(What you will do): Go through the listing and pick out each line with the word "this" in it.

======== Exercise data

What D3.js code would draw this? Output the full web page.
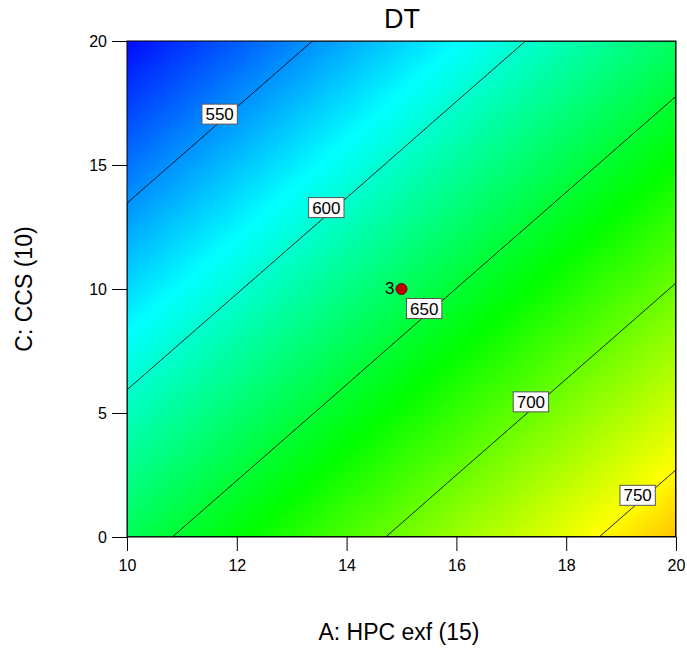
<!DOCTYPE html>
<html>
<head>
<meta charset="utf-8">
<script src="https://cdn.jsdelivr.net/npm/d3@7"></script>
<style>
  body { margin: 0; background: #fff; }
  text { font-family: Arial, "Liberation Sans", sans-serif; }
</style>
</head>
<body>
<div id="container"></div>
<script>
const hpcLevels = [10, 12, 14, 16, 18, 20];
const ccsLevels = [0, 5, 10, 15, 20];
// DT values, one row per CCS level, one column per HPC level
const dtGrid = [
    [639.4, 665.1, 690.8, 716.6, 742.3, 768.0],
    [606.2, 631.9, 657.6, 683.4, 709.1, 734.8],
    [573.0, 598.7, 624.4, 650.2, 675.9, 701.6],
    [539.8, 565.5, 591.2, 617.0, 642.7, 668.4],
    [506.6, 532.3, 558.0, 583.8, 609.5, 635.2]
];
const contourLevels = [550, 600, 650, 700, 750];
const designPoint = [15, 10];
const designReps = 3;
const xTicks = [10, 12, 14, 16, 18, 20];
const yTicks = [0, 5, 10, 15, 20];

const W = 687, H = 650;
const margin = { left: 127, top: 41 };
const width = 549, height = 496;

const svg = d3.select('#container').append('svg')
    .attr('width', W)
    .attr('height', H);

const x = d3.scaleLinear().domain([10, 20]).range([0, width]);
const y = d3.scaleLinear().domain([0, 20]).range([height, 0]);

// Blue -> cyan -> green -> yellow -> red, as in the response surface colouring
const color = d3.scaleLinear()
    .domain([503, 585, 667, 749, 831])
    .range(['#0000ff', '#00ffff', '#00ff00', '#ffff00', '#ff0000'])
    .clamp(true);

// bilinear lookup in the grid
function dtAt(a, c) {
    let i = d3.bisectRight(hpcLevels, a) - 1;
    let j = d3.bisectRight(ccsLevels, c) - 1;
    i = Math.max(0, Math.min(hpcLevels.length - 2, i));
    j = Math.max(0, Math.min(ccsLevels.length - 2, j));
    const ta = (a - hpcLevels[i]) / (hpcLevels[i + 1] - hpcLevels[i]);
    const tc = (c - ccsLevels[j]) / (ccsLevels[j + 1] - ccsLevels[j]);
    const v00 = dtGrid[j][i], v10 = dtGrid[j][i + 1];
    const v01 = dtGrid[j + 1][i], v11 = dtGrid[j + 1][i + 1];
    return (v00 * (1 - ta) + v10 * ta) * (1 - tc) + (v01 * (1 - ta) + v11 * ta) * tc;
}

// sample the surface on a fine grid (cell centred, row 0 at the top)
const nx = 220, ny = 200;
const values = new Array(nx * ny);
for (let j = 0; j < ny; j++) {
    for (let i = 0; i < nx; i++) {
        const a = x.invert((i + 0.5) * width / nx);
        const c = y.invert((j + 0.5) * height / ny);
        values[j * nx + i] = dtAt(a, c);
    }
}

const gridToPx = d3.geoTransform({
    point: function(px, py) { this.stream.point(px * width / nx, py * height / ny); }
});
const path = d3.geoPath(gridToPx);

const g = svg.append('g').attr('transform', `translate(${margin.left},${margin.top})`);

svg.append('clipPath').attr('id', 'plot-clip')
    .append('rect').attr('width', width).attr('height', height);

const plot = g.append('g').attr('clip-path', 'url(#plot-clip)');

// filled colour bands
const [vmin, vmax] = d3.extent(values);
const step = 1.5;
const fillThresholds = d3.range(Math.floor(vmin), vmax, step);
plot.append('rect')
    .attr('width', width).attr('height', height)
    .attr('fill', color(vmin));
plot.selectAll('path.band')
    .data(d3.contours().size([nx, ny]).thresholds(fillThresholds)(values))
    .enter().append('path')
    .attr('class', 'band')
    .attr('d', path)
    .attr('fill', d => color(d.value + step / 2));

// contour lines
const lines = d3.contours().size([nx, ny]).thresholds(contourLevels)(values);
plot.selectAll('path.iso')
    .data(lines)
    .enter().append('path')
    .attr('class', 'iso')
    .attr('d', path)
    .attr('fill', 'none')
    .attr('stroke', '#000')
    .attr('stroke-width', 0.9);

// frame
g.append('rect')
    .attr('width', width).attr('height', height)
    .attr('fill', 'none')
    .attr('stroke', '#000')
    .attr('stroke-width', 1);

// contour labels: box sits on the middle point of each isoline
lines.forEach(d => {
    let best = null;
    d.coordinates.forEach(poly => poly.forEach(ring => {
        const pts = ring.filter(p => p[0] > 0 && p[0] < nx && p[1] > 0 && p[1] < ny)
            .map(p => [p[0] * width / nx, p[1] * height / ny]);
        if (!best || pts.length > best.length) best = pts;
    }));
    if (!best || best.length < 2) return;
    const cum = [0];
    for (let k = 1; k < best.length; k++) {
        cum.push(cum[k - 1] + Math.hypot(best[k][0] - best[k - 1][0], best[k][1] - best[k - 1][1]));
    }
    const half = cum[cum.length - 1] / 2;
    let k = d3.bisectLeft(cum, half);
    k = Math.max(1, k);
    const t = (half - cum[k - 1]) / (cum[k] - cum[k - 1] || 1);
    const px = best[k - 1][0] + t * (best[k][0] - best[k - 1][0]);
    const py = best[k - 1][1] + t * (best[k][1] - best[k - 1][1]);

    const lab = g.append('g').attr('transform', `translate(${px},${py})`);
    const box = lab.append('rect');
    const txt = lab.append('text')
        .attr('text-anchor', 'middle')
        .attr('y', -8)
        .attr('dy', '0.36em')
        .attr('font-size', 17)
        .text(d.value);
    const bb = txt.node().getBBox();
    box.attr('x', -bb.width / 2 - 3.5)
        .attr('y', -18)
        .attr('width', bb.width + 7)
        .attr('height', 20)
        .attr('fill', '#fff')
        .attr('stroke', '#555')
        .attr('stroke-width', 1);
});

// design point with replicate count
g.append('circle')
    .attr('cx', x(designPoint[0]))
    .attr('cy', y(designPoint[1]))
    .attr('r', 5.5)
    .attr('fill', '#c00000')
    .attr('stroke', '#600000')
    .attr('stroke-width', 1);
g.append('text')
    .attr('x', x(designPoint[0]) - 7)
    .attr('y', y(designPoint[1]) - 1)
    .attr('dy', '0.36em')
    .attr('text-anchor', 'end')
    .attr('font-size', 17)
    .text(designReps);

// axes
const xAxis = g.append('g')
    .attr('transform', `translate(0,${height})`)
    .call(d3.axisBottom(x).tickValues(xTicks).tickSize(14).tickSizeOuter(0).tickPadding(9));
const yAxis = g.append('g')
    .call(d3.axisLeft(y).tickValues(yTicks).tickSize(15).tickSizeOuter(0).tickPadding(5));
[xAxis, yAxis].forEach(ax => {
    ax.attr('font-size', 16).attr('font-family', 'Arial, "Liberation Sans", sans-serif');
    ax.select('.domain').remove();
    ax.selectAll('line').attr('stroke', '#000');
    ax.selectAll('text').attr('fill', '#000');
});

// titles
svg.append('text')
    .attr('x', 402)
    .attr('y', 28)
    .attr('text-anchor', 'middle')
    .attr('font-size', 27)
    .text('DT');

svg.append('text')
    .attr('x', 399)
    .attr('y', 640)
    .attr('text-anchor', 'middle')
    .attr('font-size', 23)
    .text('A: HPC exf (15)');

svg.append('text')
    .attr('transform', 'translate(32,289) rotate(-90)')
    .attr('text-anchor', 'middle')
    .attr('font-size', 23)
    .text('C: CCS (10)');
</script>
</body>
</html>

================
======== Exercise data

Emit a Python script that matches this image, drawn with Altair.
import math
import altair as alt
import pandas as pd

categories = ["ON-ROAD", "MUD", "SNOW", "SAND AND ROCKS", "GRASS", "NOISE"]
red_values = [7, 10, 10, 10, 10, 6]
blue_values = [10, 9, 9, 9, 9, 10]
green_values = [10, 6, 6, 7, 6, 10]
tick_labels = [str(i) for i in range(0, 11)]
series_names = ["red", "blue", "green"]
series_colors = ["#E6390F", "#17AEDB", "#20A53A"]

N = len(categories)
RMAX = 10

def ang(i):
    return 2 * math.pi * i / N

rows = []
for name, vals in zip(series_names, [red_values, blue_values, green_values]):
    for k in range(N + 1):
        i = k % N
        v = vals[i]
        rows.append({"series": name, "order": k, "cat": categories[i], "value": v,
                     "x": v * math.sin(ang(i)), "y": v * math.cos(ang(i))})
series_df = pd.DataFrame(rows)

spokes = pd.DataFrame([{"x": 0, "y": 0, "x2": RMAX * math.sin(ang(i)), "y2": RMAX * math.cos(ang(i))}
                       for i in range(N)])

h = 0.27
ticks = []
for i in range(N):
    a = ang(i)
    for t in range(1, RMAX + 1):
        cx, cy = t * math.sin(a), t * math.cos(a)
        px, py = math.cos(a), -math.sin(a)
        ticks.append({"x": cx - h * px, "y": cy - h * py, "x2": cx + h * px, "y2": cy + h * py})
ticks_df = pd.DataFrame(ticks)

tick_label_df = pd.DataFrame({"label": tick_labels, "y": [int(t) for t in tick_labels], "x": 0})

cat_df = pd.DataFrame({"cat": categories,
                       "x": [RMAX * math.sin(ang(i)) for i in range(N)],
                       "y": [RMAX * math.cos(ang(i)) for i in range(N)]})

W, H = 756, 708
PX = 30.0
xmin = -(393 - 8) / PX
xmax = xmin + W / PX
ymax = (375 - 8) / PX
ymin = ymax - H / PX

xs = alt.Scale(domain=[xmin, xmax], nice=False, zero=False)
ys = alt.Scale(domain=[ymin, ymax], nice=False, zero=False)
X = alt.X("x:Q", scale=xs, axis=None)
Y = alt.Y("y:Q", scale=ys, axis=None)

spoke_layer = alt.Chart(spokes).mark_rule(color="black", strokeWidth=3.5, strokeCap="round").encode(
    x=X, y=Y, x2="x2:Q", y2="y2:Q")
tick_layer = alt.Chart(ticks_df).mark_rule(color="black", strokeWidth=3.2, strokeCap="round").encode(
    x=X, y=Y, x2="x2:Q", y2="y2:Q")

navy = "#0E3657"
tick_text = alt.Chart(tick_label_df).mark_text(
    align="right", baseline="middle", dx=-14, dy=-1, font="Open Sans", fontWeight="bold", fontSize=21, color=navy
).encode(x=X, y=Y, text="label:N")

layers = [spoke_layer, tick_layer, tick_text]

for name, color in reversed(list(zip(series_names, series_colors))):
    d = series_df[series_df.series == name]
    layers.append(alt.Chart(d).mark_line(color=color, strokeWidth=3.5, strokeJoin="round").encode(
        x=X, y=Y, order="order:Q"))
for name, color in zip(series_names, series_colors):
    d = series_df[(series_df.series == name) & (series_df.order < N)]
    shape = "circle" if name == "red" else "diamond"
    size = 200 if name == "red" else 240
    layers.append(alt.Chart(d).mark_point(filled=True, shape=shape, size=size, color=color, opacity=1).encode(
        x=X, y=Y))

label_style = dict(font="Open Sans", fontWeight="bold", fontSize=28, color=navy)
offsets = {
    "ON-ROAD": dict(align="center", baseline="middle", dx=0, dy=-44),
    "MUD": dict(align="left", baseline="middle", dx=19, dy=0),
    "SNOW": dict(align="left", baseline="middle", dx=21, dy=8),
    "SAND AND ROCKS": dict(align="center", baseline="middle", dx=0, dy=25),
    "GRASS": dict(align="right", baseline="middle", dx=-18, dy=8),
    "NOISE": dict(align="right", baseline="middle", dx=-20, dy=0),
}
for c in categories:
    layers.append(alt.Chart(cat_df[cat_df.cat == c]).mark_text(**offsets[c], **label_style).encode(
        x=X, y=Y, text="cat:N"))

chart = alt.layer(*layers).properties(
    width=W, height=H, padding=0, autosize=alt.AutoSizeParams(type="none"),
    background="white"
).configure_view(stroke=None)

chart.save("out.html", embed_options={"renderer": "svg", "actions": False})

================
======== Exercise data

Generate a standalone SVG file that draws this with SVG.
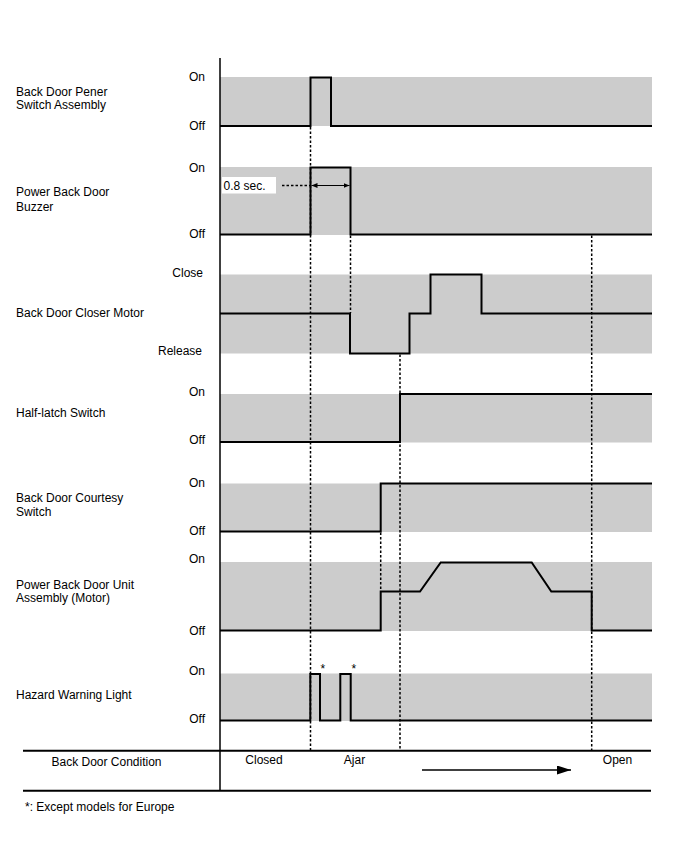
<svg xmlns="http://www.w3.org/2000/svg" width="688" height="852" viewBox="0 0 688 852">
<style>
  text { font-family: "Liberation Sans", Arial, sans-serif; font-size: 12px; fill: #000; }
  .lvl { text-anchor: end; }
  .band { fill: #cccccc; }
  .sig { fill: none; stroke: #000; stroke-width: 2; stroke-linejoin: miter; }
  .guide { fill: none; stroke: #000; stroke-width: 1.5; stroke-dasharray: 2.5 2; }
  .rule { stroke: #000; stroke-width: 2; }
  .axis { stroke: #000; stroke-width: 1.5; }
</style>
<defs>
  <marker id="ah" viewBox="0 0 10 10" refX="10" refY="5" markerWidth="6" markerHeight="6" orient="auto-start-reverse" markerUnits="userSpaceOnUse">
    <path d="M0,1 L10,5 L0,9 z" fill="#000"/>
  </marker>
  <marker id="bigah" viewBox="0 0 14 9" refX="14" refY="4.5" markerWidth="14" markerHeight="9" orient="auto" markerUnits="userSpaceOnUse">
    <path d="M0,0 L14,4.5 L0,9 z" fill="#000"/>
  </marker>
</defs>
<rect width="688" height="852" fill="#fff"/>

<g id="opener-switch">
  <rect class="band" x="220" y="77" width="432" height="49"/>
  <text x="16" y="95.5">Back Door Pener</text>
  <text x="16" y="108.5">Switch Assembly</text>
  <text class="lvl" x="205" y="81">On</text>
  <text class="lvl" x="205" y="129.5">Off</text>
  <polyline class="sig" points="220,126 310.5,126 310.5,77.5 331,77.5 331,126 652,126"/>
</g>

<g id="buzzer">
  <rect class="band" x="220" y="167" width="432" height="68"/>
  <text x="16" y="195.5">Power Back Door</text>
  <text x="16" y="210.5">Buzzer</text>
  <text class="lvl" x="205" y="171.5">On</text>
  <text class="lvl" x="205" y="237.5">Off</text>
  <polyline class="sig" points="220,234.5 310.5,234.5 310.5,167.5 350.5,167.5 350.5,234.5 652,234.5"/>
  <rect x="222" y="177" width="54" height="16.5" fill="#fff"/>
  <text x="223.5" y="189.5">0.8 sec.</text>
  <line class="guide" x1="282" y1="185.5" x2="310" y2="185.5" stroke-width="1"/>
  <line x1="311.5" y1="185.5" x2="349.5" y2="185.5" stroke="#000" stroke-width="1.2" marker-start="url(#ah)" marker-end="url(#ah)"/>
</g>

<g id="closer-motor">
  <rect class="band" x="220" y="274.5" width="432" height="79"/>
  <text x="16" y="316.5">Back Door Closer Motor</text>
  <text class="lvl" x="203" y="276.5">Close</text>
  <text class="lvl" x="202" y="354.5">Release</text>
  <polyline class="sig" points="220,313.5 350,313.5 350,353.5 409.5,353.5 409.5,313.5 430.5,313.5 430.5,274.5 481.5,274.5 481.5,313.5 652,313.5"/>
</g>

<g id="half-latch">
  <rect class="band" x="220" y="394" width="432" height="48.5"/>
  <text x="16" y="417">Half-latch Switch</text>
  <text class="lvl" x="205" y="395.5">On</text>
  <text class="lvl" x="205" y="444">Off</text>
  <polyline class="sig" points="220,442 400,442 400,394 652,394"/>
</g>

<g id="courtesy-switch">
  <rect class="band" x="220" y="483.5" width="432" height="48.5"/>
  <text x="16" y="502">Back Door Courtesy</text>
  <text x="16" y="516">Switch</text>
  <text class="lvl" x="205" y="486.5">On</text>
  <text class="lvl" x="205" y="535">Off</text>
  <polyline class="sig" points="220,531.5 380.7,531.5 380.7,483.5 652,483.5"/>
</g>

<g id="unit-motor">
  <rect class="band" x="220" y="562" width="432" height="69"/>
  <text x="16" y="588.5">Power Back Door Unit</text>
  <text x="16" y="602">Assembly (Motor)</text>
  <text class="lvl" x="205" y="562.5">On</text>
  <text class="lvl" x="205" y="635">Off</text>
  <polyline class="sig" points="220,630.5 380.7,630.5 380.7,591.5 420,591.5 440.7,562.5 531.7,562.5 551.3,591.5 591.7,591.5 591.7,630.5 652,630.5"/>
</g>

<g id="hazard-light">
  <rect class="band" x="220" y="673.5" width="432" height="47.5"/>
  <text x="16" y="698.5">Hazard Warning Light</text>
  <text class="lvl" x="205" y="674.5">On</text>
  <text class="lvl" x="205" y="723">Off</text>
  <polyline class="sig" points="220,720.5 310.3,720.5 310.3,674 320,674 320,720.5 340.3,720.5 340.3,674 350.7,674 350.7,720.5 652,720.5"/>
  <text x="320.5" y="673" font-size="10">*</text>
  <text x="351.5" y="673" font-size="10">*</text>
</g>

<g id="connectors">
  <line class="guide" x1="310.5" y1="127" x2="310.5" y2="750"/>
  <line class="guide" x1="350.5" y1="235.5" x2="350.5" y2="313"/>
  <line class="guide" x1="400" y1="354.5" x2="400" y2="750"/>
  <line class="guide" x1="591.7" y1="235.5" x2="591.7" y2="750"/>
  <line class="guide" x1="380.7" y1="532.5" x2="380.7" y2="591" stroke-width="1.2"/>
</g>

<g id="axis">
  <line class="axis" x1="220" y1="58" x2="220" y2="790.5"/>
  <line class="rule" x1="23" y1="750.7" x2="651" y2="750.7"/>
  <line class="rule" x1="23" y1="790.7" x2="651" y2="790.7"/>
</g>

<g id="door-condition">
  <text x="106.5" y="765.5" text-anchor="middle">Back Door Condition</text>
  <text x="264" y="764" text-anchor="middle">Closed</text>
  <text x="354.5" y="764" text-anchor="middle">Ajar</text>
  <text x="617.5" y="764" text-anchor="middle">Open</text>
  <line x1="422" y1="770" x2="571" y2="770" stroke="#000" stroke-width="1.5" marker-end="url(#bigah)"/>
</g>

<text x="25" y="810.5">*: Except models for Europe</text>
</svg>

================

(Solution to the exercise):
What D3.js code would draw this? Output the full web page.
    point: function(px, py) { this.stream.point(px * width / nx, py * height / ny); }
Emit a Python script that matches this image, drawn with Altair.
Generate a standalone SVG file that draws this with SVG.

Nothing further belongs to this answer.